Truly, I am still at the numb stage, but not all that surprised.  My day job was in the high end home improvement field-office administrator galore.  I did so much, there was not even an official title for all my job entailed.  But let’s face it-if the housing market is in the toilet, there’s just no need to pay someone to do all the jobs I did.

However, it is now my belief that this will be the “shove” I need to write more and think of plumbing supplies less.

What does this have to do with us here on What’s Cooking?

Simple-many of us have seen our salaries cut, hours slashed and our livlihoods shut down.  So what better time to talk about budget meals?

Yes, we know the drill-check the ads, clip your coupons, buy in bulk and in season and learn about healthy fillers-fast.

But what if you already are known as the most frugal coupon using shopper in your city?  How do you cut back even more?

Serve more meatless meals-try to use tofu once or twice a week.  It’s very inexpensive, nutritious and it can be mashed up into meatloaf to stretch the amount of serving you get out of a pound of ground meat.  

Tofu really does take on the flavors of whatever you cook it in.  I have even taken a class in vegan cooking-just to expand my family’s food horizons.  

Think comfort foods-mashed potatoes served with mushrooms and squash in a beef gravy.  Whole wheat pasta served with ratatouille.  Stir-fry all the “on their last leg” veggies with the tofu in any number of Asian or Indian sauces and serve over brown rice.

Try tabouli and “beef” it up with leftover chicken, fish or any other small bits of protein.

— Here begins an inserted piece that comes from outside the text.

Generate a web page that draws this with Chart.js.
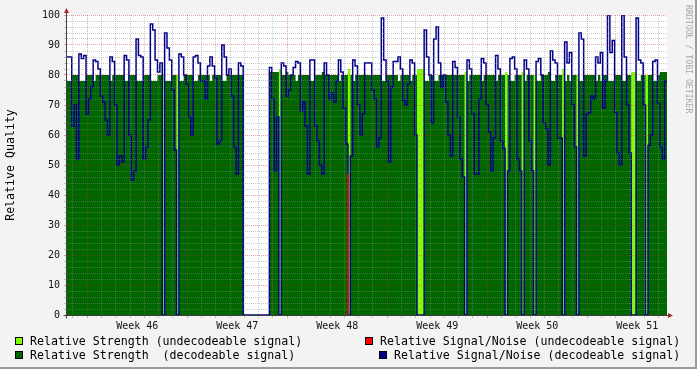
<!DOCTYPE html>
<html>
<head>
<meta charset="utf-8">
<script src="https://cdn.jsdelivr.net/npm/chart.js@4.4.0/dist/chart.umd.min.js"></script>
<style>
  html, body { margin: 0; padding: 0; background: #f3f3f3; }
  #wrap { position: relative; width: 697px; height: 369px; overflow: hidden; }
  #chart { position: absolute; left: 0; top: 0; }
  #frame { position: absolute; left: 0; top: 0; width: 697px; height: 369px; box-sizing: border-box;
           border-right: 2px solid #9b9b9b; border-bottom: 2px solid #9b9b9b; pointer-events: none; }
  .leg { position: absolute; font: 11.6px "DejaVu Sans Mono", monospace; line-height: 14px; white-space: pre; color: #000; }
  .sw { position: absolute; width: 6px; height: 6px; border: 1px solid #000; }
  #mark { position: absolute; left: 684px; top: 5px; writing-mode: vertical-rl; font: 8.2px "DejaVu Sans Mono", monospace;
          line-height: 9px; color: #a8a8a8; white-space: pre; }
</style>
</head>
<body>
<div id="wrap">
  <canvas id="chart" width="697" height="369"></canvas>
  <div id="frame"></div>
  <div class="sw" style="left:15px; top:337px; background:#80ff00;"></div>
  <div class="leg" style="left:30px; top:334px;">Relative Strength (undecodeable signal)</div>
  <div class="sw" style="left:15px; top:351px; background:#006600;"></div>
  <div class="leg" style="left:30px; top:348px;">Relative Strength  (decodeable signal)</div>
  <div class="sw" style="left:365px; top:337px; background:#ff0000;"></div>
  <div class="leg" style="left:380px; top:334px;">Relative Signal/Noise (undecodeable signal)</div>
  <div class="sw" style="left:379px; top:351px; background:#000088;"></div>
  <div class="leg" style="left:394px; top:348px;">Relative Signal/Noise (decodeable signal)</div>
  <div id="mark">RRDTOOL / TOBI OETIKER</div>
</div>
<script>
// time axis: days counted from Monday 00:00 of week 46, one sample every 4 hours
const startDay = -34 / 24;
const stepDays = 4 / 24;
const weekLabels = ['Week 46', 'Week 47', 'Week 48', 'Week 49', 'Week 50', 'Week 51'];

// relative signal/noise of decoded signal (blue)
const snrDecoded = [
  86, 86, 63, 70, 52, 87, 85.5, 86.5, 67, 72,
  76, 85, 84.5, 82, 73, 71, 65, 60, 86, 84.5,
  70, 50, 53, 51, 86.5, 85, 60, 45, 48, 92,
  86.5, 86, 52, 56, 65, 97, 95, 85, 81, 84,
  0, 94, 89, 85, 75, 55, 0, 87, 86, 80,
  77, 66, 60, 86, 86.5, 84, 78, 78, 72, 83,
  86, 83, 79, 57, 58, 90, 86, 80, 82, 73,
  56, 47, 84, 83, 0, 0, 0, 0, 0, 0,
  0, 0, 0, 0, 0, 82.5, 72, 48, 66, 0,
  84, 83, 73, 75, 80, 82.5, 84.5, 84, 68, 71,
  63, 47, 85, 85, 63, 58, 50, 47, 84, 80,
  72, 74, 71, 78, 85, 81, 69, 57, 0, 53,
  85, 83, 70, 60, 67, 84, 84, 84, 75, 72,
  56, 59, 99, 85, 78, 51, 76, 84.5, 84.5, 86,
  82, 71.5, 70, 77, 85, 84, 60, 0, 0, 0,
  95, 86, 80, 64, 92, 96, 84, 76, 80, 71,
  60, 53, 84.5, 82.5, 66, 52, 46, 0, 85, 82,
  67, 47, 47, 72, 85.5, 84, 70, 61, 48, 59,
  86.5, 82, 58, 55.5, 0, 48, 85.5, 86, 82, 52,
  48, 0, 85, 82, 58, 48, 0, 84.5, 85.5, 80,
  64, 62, 50, 88, 85, 84, 59, 59, 0, 91,
  84, 87.5, 70, 56, 0, 94, 92, 53, 67, 67.5,
  73, 72, 86, 84, 87.5, 69, 78, 100, 87.5, 91.5,
  67.5, 54, 50, 100, 86, 70, 54, 0, 0, 99,
  85, 84, 70, 0, 56.5, 60, 84.5, 85, 70.5, 56,
  52, 78
];

// relative strength of decoded signal (dark green)
const strengthDecoded = [
  78, 78, 80, 80, 80, 78, 78, 78, 80, 80,
  80, 78, 80, 80, 80, 80, 80, 80, 78, 80,
  80, 80, 80, 80, 78, 78, 80, 80, 80, 78,
  78, 78, 80, 80, 80, 78, 78, 78, 80, 80,
  0, 78, 78, 78, 80, 80, 0, 78, 78, 80,
  80, 80, 80, 78, 78, 80, 80, 80, 80, 80,
  78, 80, 80, 80, 80, 78, 78, 80, 80, 80,
  80, 80, 80, 80, 0, 0, 0, 0, 0, 0,
  0, 0, 0, 0, 0, 81, 81, 81, 81, 0,
  80, 80, 81, 80, 80, 80, 78, 80, 80, 80,
  80, 80, 78, 78, 80, 80, 80, 81, 80, 80,
  80, 80, 80, 80, 78, 80, 80, 80, 0, 80,
  78, 80, 80, 80, 80, 80, 80, 80, 80, 80,
  80, 80, 78, 78, 80, 80, 80, 80, 80, 78,
  80, 80, 80, 80, 78, 80, 80, 0, 0, 0,
  78, 78, 80, 80, 78, 78, 80, 80, 80, 80,
  80, 80, 80, 80, 80, 80, 80, 0, 78, 80,
  80, 80, 80, 80, 78, 80, 80, 80, 80, 80,
  78, 80, 80, 80, 0, 80, 78, 78, 80, 80,
  80, 0, 78, 80, 80, 80, 0, 78, 78, 80,
  80, 80, 81, 78, 78, 80, 80, 80, 0, 78,
  80, 78, 80, 80, 0, 78, 78, 80, 80, 80,
  80, 80, 78, 80, 78, 80, 80, 78, 78, 78,
  80, 80, 80, 78, 78, 80, 80, 0, 0, 78,
  78, 80, 80, 0, 80, 80, 78, 78, 80, 81,
  81, 81
];

// relative strength of undecodeable signal (light green)
const strengthUndecoded = [
  0, 0, 0, 0, 0, 0, 0, 0, 0, 0,
  0, 0, 0, 0, 0, 0, 0, 0, 0, 0,
  0, 0, 0, 0, 0, 0, 0, 0, 0, 0,
  0, 0, 0, 0, 0, 0, 0, 0, 0, 0,
  80, 0, 0, 0, 0, 0, 80, 0, 0, 0,
  0, 0, 0, 0, 0, 0, 0, 0, 0, 0,
  0, 0, 0, 0, 0, 0, 0, 0, 0, 0,
  0, 0, 0, 0, 0, 0, 0, 0, 0, 0,
  0, 0, 0, 0, 0, 0, 0, 0, 0, 82,
  0, 0, 0, 0, 0, 0, 0, 0, 0, 0,
  0, 0, 0, 0, 0, 0, 0, 0, 0, 0,
  0, 0, 0, 0, 0, 0, 0, 0, 82, 0,
  0, 0, 0, 0, 0, 0, 0, 0, 0, 0,
  0, 0, 0, 0, 0, 0, 0, 0, 0, 0,
  0, 0, 0, 0, 0, 0, 0, 82, 82, 82,
  0, 0, 0, 0, 0, 0, 0, 0, 0, 0,
  0, 0, 0, 0, 0, 0, 0, 81, 0, 0,
  0, 0, 0, 0, 0, 0, 0, 0, 0, 0,
  0, 0, 0, 0, 81, 0, 0, 0, 0, 0,
  0, 81, 0, 0, 0, 0, 80, 0, 0, 0,
  0, 0, 0, 0, 0, 0, 0, 0, 82, 0,
  0, 0, 0, 0, 80, 0, 0, 0, 0, 0,
  0, 0, 0, 0, 0, 0, 0, 0, 0, 0,
  0, 0, 0, 0, 0, 0, 0, 81, 81, 0,
  0, 0, 0, 80, 0, 0, 0, 0, 0, 0,
  0, 0
];

// relative signal/noise of undecodeable signal (red), only one sample has it
const snrUndecodedSample = [118, 118];
const snrUndecodedValue = [0, 47];

const endDay = startDay + snrDecoded.length * stepDays;
const majorGrid = 'rgba(190, 40, 40, 0.42)';
const minorGrid = 'rgba(140, 140, 140, 0.45)';
const monoFont = "'DejaVu Sans Mono', monospace";

function toPoints(values) {
    const pts = values.map((v, i) => ({ x: startDay + i * stepDays, y: v }));
    // hold the last step until the right edge
    pts.push({ x: endDay, y: values[values.length - 1] });
    return pts;
}

const rrdFrame = {
    id: 'rrdFrame',
    beforeDraw(chart) {
        const { ctx, chartArea: a } = chart;
        ctx.save();
        ctx.fillStyle = '#ffffff';
        ctx.fillRect(a.left, a.top, a.right - a.left, a.bottom - a.top);
        ctx.restore();
    },
    afterDraw(chart) {
        const { ctx, chartArea: a } = chart;
        const ax = a.left - 0.5;
        const ay = a.bottom + 0.5;
        ctx.save();
        ctx.strokeStyle = '#404040';
        ctx.lineWidth = 1;
        ctx.beginPath();
        ctx.moveTo(ax, ay + 3);
        ctx.lineTo(ax, a.top - 2);
        ctx.moveTo(ax - 3, ay);
        ctx.lineTo(a.right + 2, ay);
        ctx.stroke();
        // arrow heads
        ctx.fillStyle = '#a02828';
        ctx.beginPath();
        ctx.moveTo(ax, a.top - 7);
        ctx.lineTo(ax - 2.5, a.top - 2);
        ctx.lineTo(ax + 2.5, a.top - 2);
        ctx.closePath();
        ctx.fill();
        ctx.beginPath();
        ctx.moveTo(a.right + 6, ay);
        ctx.lineTo(a.right + 1, ay - 2.5);
        ctx.lineTo(a.right + 1, ay + 2.5);
        ctx.closePath();
        ctx.fill();
        ctx.restore();
    }
};

const areaStyle = {
    type: 'line', stepped: true, fill: 'origin', borderWidth: 0,
    borderColor: 'transparent', pointRadius: 0
};

new Chart(document.getElementById('chart'), {
    type: 'line',
    data: {
        datasets: [
            Object.assign({}, areaStyle, {
                label: 'Relative Strength (undecodeable signal)',
                data: toPoints(strengthUndecoded),
                backgroundColor: '#80ff00',
                order: 4
            }),
            Object.assign({}, areaStyle, {
                label: 'Relative Strength  (decodeable signal)',
                data: toPoints(strengthDecoded),
                backgroundColor: '#006600',
                order: 3
            }),
            {
                label: 'Relative Signal/Noise (decodeable signal)',
                data: toPoints(snrDecoded),
                stepped: true, fill: false, pointRadius: 0,
                borderColor: '#00008a', borderWidth: 1.5,
                order: 2
            },
            {
                label: 'Relative Signal/Noise (undecodeable signal)',
                data: snrUndecodedSample.map((s, k) => ({ x: startDay + s * stepDays, y: snrUndecodedValue[k] })),
                stepped: true, fill: false, pointRadius: 0,
                borderColor: '#ff0000', borderWidth: 1.5,
                order: 1
            }
        ]
    },
    options: {
        responsive: false,
        animation: false,
        devicePixelRatio: 1,
        events: [],
        layout: { padding: { top: 15, right: 30, bottom: 34, left: 0 } },
        plugins: { legend: { display: false }, tooltip: { enabled: false } },
        scales: {
            x: {
                type: 'linear',
                min: startDay,
                max: endDay,
                afterBuildTicks(scale) {
                    const ticks = [];
                    for (let d = Math.ceil(startDay); d <= endDay; d++) ticks.push({ value: d });
                    weekLabels.forEach((w, k) => ticks.push({ value: k * 7 + 3.5 }));
                    ticks.sort((a, b) => a.value - b.value);
                    scale.ticks = ticks;
                },
                afterFit(scale) { scale.height = 20; },
                ticks: {
                    autoSkip: false,
                    maxRotation: 0,
                    padding: 2,
                    color: '#111',
                    font: { family: monoFont, size: 10 },
                    callback: (v) => Number.isInteger(v) ? '' : weekLabels[Math.round((v - 3.5) / 7)]
                },
                grid: {
                    z: 1,
                    tickLength: 3,
                    tickBorderDash: [],
                    color: (c) => (!c.tick || !Number.isInteger(c.tick.value)) ? 'transparent'
                        : (c.tick.value % 7 === 0 ? majorGrid : minorGrid)
                },
                border: { display: false, dash: [1, 1] }
            },
            y: {
                min: 0,
                max: 100,
                afterFit(scale) { scale.width = 67; },
                ticks: {
                    stepSize: 2,
                    autoSkip: false,
                    padding: 4,
                    color: '#111',
                    font: { family: monoFont, size: 10 },
                    callback: (v) => v % 10 === 0 ? String(v) : ''
                },
                grid: {
                    z: 1,
                    tickLength: 3,
                    tickBorderDash: [],
                    color: (c) => (c.tick && c.tick.value % 10 === 0) ? majorGrid : minorGrid
                },
                border: { display: false, dash: [1, 1] },
                title: {
                    display: true,
                    text: 'Relative Quality',
                    color: '#000',
                    font: { family: monoFont, size: 11.6 },
                    padding: { top: 4.5, bottom: 0 }
                }
            }
        }
    },
    plugins: [rrdFrame]
});
</script>
</body>
</html>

And the last thought until Wednesday’s column-I call it “must go” soup.  Take all the stuff that’s in the fridge that’s not enough to use as a full portion, mix it with a jar of your favorite pasta sauce and some extra cubed red potatoes and chicken stock and make an Italian stoup.

Another good budget tip-reread the last couple of weeks of columns-the crockpot is a great tool to cook tough, inexpensive cuts of meat and make them delicious-no sense being poor and mal-nourished.